Ever since the state assembly elections two months ago, Atal Behari Vajpayee has been the darling of the Indian intelligentsia. Those elections were fought on every issue but Hindutva. Virtually from the day after Narendra Modi's electoral victory in December 2002, Vajpayee has spared no effort to wean the BJP away from the lure of Hindutva, and put Modi and the VHP back in a tightly sealed box, where they belong. In this he had the quiet, unflinching support of L.K. Advani and, less openly, of RSS chief K.S. Sudershan.
The electoral victories of December '03 crowned Vajpayee's strategy of moderation with success. The breakthrough in relations with Pakistan at the Islamabad SAARC summit sealed his absolute ascendancy in Indian politics. Today, Vajpayee is seen not as a politician but as a statesman who has risen above party politics in his devotion to the nation. He has taken advantage of this to move his party even further away from communal and sectarian politics. As a result, the coming polls will be the first ever in India that will be fought on the issue of economic performance and not solely on the traditional ones of caste, community and dispensation of favours.
In electoral terms, the Vajpayee strategy is likely to confer an immense bonanza upon the BJP in the coming parliamentary elections, for it has enabled the party to seize the political centre of the country. Today millions of voters who belong to the middle of the political spectrum have all but forgotten their earlier distrust of the BJP and have begun to identify it with Vajpayee and his policies. Herein lies the most serious danger to Indian democracy. For Vajpayee is not the BJP. On the contrary, he is an aberration—a Gandhian who joined the RSS when he was still a child, but has remained true to his commitment ever since. And Vajpayee will not live forever.
The true face of the BJP peeps out every so often in the statements and actions of other party leaders. The most recent example was Pramod Mahajan's statement at a press conference on Republic Day that the country needs a law that will bar not only all those who are not Indian citizens by birth from aspiring to the office of PM, but also all those whose parents are not Indians by birth.
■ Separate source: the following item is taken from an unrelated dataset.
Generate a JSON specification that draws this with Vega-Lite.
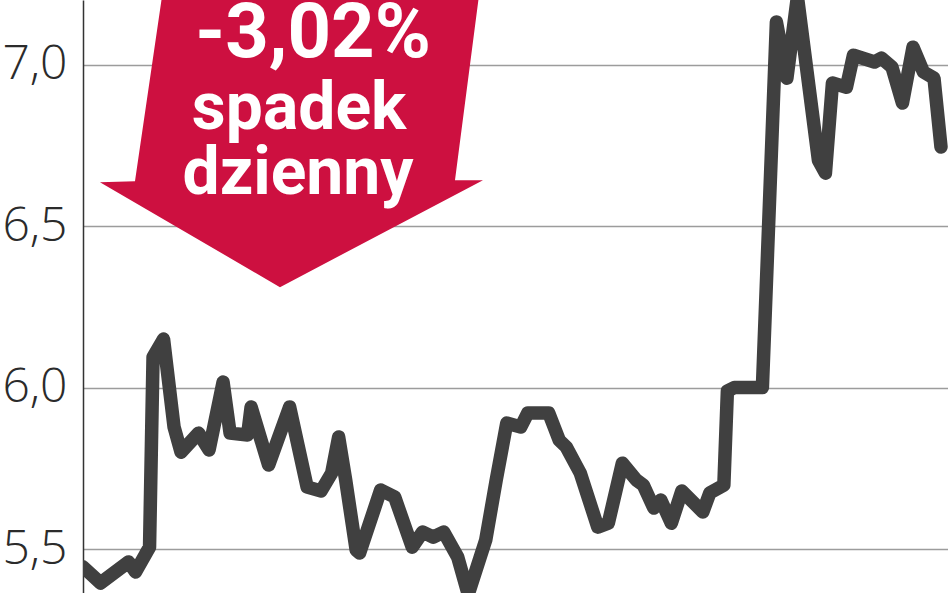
{
  "$schema": "https://vega.github.io/schema/vega-lite/v6.json",
  "width": 865,
  "height": 593,
  "autosize": "none",
  "padding": {"left": 83, "top": 0, "right": 0, "bottom": 0},
  "background": "white",
  "config": {"view": {"stroke": null}},
  "datasets": {
    "price": [
      {"t": 0, "value": 5.445}, {"t": 5, "value": 5.395}, {"t": 13, "value": 5.46}, {"t": 15, "value": 5.429},
      {"t": 19, "value": 5.506}, {"t": 20, "value": 6.094}, {"t": 23, "value": 6.15}, {"t": 26, "value": 5.878},
      {"t": 28, "value": 5.8}, {"t": 33, "value": 5.859}, {"t": 36, "value": 5.807}, {"t": 40, "value": 6.017},
      {"t": 42, "value": 5.859}, {"t": 47, "value": 5.853}, {"t": 48, "value": 5.94}, {"t": 53, "value": 5.76},
      {"t": 59, "value": 5.94}, {"t": 64, "value": 5.692}, {"t": 68, "value": 5.68}, {"t": 71, "value": 5.735},
      {"t": 73, "value": 5.847}, {"t": 75, "value": 5.714}, {"t": 78, "value": 5.497}, {"t": 79, "value": 5.488},
      {"t": 85, "value": 5.683}, {"t": 89, "value": 5.661}, {"t": 94, "value": 5.506}, {"t": 97, "value": 5.553},
      {"t": 100, "value": 5.537}, {"t": 103, "value": 5.553}, {"t": 107, "value": 5.475}, {"t": 110, "value": 5.36},
      {"t": 115, "value": 5.528}, {"t": 118, "value": 5.714}, {"t": 121, "value": 5.89}, {"t": 125, "value": 5.878},
      {"t": 127, "value": 5.921}, {"t": 133, "value": 5.921}, {"t": 136, "value": 5.837}, {"t": 138, "value": 5.816},
      {"t": 142, "value": 5.735}, {"t": 147, "value": 5.568}, {"t": 150, "value": 5.58}, {"t": 154, "value": 5.766},
      {"t": 158, "value": 5.714}, {"t": 160, "value": 5.698}, {"t": 163, "value": 5.627}, {"t": 165, "value": 5.652},
      {"t": 168, "value": 5.58}, {"t": 171, "value": 5.68}, {"t": 177, "value": 5.615}, {"t": 179, "value": 5.674},
      {"t": 183, "value": 5.698}, {"t": 184, "value": 5.989}, {"t": 186, "value": 6.0}, {"t": 194, "value": 6.0},
      {"t": 198, "value": 7.132}, {"t": 201, "value": 6.958}, {"t": 204, "value": 7.21}, {"t": 210, "value": 6.704},
      {"t": 212, "value": 6.664}, {"t": 214, "value": 6.943}, {"t": 218, "value": 6.93}, {"t": 220, "value": 7.029},
      {"t": 226, "value": 7.008}, {"t": 228, "value": 7.02}, {"t": 231, "value": 6.992}, {"t": 234, "value": 6.881},
      {"t": 237, "value": 7.054}, {"t": 240, "value": 6.977}, {"t": 243, "value": 6.958}, {"t": 245, "value": 6.745}
    ],
    "arrow": [{"t": 59.1, "value": 6.766}],
    "change": [{"t": 65.7, "value": 7.023, "label": "-3,02%"}],
    "caption": [
      {"t": 61.7, "value": 6.8, "label": "spadek"},
      {"t": 61.4, "value": 6.598, "label": "dzienny"}
    ]
  },
  "encoding": {
    "x": {"field": "t", "type": "quantitative", "axis": null,
          "scale": {"domain": [0, 247], "nice": false, "zero": false}},
    "y": {"field": "value", "type": "quantitative",
          "scale": {"domain": [5.364, 7.2], "nice": false, "zero": false},
          "axis": {
            "title": null,
            "values": [5.5, 6, 6.5, 7],
            "labelExpr": "replace(format(datum.value, '.1f'), '.', ',')",
            "grid": true, "gridColor": "#9c9c9c", "gridWidth": 1.5,
            "domain": true, "domainColor": "#333333", "domainWidth": 1.5,
            "ticks": false, "labelPadding": 16,
            "labelFont": "Open Sans", "labelFontWeight": 300, "labelFontSize": 48,
            "labelColor": "#2b2b2b", "labelBaseline": "middle"
          }}
  },
  "layer": [
    {
      "data": {"name": "price"},
      "mark": {"type": "line", "color": "#404040", "strokeWidth": 13.5,
               "strokeJoin": "round", "strokeCap": "round", "clip": true}
    },
    {
      "data": {"name": "arrow"},
      "mark": {"type": "point", "filled": true, "color": "#cd1040", "opacity": 1,
               "strokeWidth": 0, "size": 160000,
               "shape": "M-0.628,-0.8L0.955,-0.8L0.825,0.2L0.965,0.2L-0.05,0.735L-0.95,0.21L-0.775,0.205Z"}
    },
    {
      "data": {"name": "change"},
      "mark": {"type": "text", "color": "white", "font": "Roboto", "fontWeight": "bold",
               "fontSize": 76, "align": "center", "baseline": "alphabetic"},
      "encoding": {"text": {"field": "label"}}
    },
    {
      "data": {"name": "caption"},
      "mark": {"type": "text", "color": "white", "font": "Roboto", "fontWeight": "bold",
               "fontSize": 66, "align": "center", "baseline": "alphabetic"},
      "encoding": {"text": {"field": "label"}}
    }
  ]
}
One does not need to look far to see what triggered Mahajan's proposal: it was the tumultuous reception that Rahul and Priyanka Gandhi received in UP during their debut into politics two weeks ago. A law on the lines that Mahajan has proposed would not only knock Sonia Gandhi out of politics but her children as well. Needless to say, it cannot be passed in the current Parliament. But Mahajan has put India on notice: if the BJP and its allies come back to power, they will lose no time in enacting such a law.
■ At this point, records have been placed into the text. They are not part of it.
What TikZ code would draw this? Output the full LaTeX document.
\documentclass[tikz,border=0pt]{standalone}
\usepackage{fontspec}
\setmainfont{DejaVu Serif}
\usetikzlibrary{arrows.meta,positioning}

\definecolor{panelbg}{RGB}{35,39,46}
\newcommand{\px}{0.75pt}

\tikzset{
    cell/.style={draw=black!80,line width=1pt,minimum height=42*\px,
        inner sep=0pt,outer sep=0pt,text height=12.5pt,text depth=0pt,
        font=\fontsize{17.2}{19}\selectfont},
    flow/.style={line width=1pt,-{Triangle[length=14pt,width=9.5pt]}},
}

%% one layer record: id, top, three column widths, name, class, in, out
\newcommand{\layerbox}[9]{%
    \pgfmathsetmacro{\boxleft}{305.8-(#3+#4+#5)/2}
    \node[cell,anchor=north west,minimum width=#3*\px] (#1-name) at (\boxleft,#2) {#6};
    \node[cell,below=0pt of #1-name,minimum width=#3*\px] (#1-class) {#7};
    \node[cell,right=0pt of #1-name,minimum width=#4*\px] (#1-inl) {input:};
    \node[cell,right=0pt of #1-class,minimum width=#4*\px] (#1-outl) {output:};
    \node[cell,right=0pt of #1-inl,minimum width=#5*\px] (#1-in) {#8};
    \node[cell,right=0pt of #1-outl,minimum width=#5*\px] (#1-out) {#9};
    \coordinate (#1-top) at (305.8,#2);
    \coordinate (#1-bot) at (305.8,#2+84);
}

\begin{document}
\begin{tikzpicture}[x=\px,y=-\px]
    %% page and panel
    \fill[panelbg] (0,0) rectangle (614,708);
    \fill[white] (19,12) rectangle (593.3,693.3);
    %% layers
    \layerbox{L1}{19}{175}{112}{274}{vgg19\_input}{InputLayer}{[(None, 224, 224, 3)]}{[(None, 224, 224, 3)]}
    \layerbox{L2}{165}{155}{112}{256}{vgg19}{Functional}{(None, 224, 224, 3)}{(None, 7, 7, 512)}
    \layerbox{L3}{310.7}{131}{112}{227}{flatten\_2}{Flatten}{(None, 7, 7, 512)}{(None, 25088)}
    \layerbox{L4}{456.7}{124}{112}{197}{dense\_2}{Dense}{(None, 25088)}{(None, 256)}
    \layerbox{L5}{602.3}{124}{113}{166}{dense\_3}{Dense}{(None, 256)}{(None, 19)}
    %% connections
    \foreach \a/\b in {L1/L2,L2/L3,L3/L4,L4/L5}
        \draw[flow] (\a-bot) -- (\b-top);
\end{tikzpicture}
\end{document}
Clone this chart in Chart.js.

Admirers of Vajpayee—who are even now girding themselves to vote for the BJP because this will keep the economic reforms and detente with Pakistan on track—are likely to dismiss Mahajan's statement as a knee-jerk reaction to this reminder of the crowd-pulling power of the Gandhi family. They would do well not to be so sanguine. Were such a law to be passed, the Congress would lose whatever coherence it still retains and rapidly fall apart. The BJP would emerge as the sole national party and its dominance of the nation would become unchallenged. It could then look forward to winning the next parliamentary elections, in 2009, virtually by default and would thus have a full 10 years in which to usher in its concept of a Hindu rashtra.
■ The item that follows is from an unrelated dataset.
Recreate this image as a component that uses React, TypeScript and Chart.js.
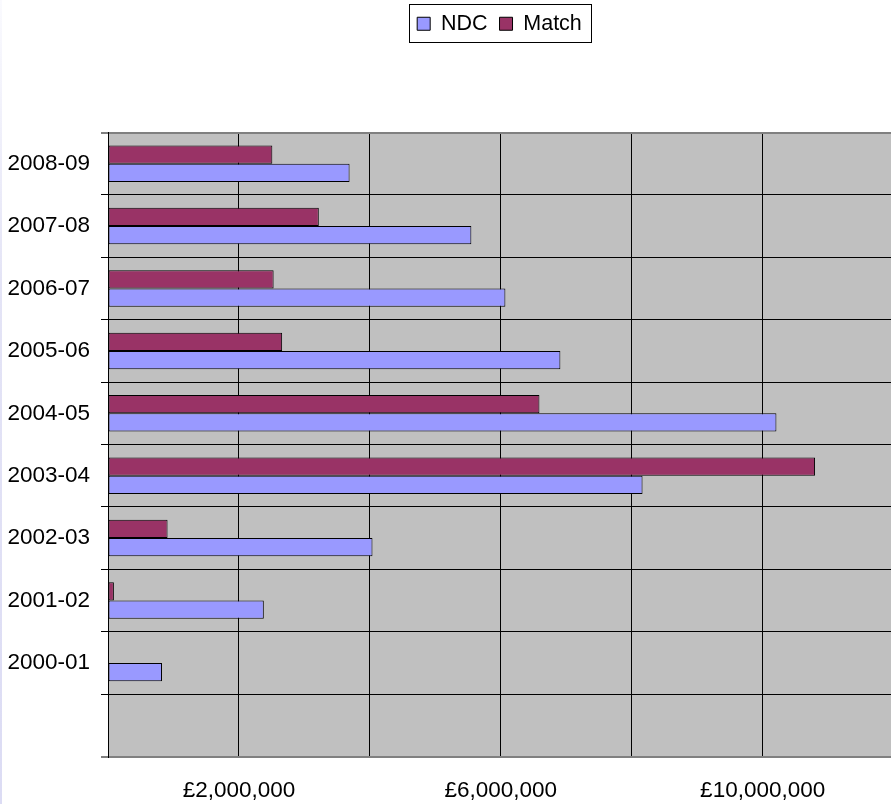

New converts to the BJP are likely to challenge this assertion. Where, they will ask, are the old warhorses of the BJP's election platform? Where is the demand for a uniform civil code, for the abolition of Article 370 of the Constitution (pertaining to Kashmir's special status), and the construction of a Ram temple at the site of the Babri Masjid in Ayodhya? Not one of these finds a mention in the BJP's election platform any longer.
The answer is that these old demands have been dropped because they have served their purpose and would now be albatrosses around the BJP's neck. They helped to catapult the party to power between 1991-98. Today it is dropping them and doing so ostentatiously for it helps to reassure coalition partners and to draw secular middle voters into the BJP's fold.
What the BJP will do when it feels that it has a sufficiently secure grip on power is reflected by its quiet but systematic demolition of the country's education system. In the past five years, Murli Manohar Joshi has rewritten the history textbooks used in secondary education to virtually eliminate the Muslim period of Indian history. He has packed educational oversight bodies like the Indian Council of Historical Research, the Indian Council of Social Science Research and the ugc with his own party ideologues, and steadily increased their powers of oversight over colleges and university departments in order to prevent 'socialist' and 'pseudo- secular' thinkers from having any say in their working. At the same time, goon squads of the Sangh parivar and the Shiv Sena have physically threatened world-renowned scholars like Romila Thapar and Irfan Habib.
What the BJP has quietly undertaken is the systematic brainwashing of the youth of this country. It knows that this is the surest way to usher in a Hindu rashtra. And it does not mind waiting 10-15 years to do so. In Gujarat, we have already seen how a decade of brainwashing can turn an otherwise gentle and industrious people into beasts. That is the direction in which the Sangh parivar wants to take the rest of the country. Using constitutional amendments to bar Sonia Gandhi and her children from politics, in much the same way as Musharraf barred Nawaz Sharif and Benazir Bhutto, is the fist essential step in the achievement of this long-term goal.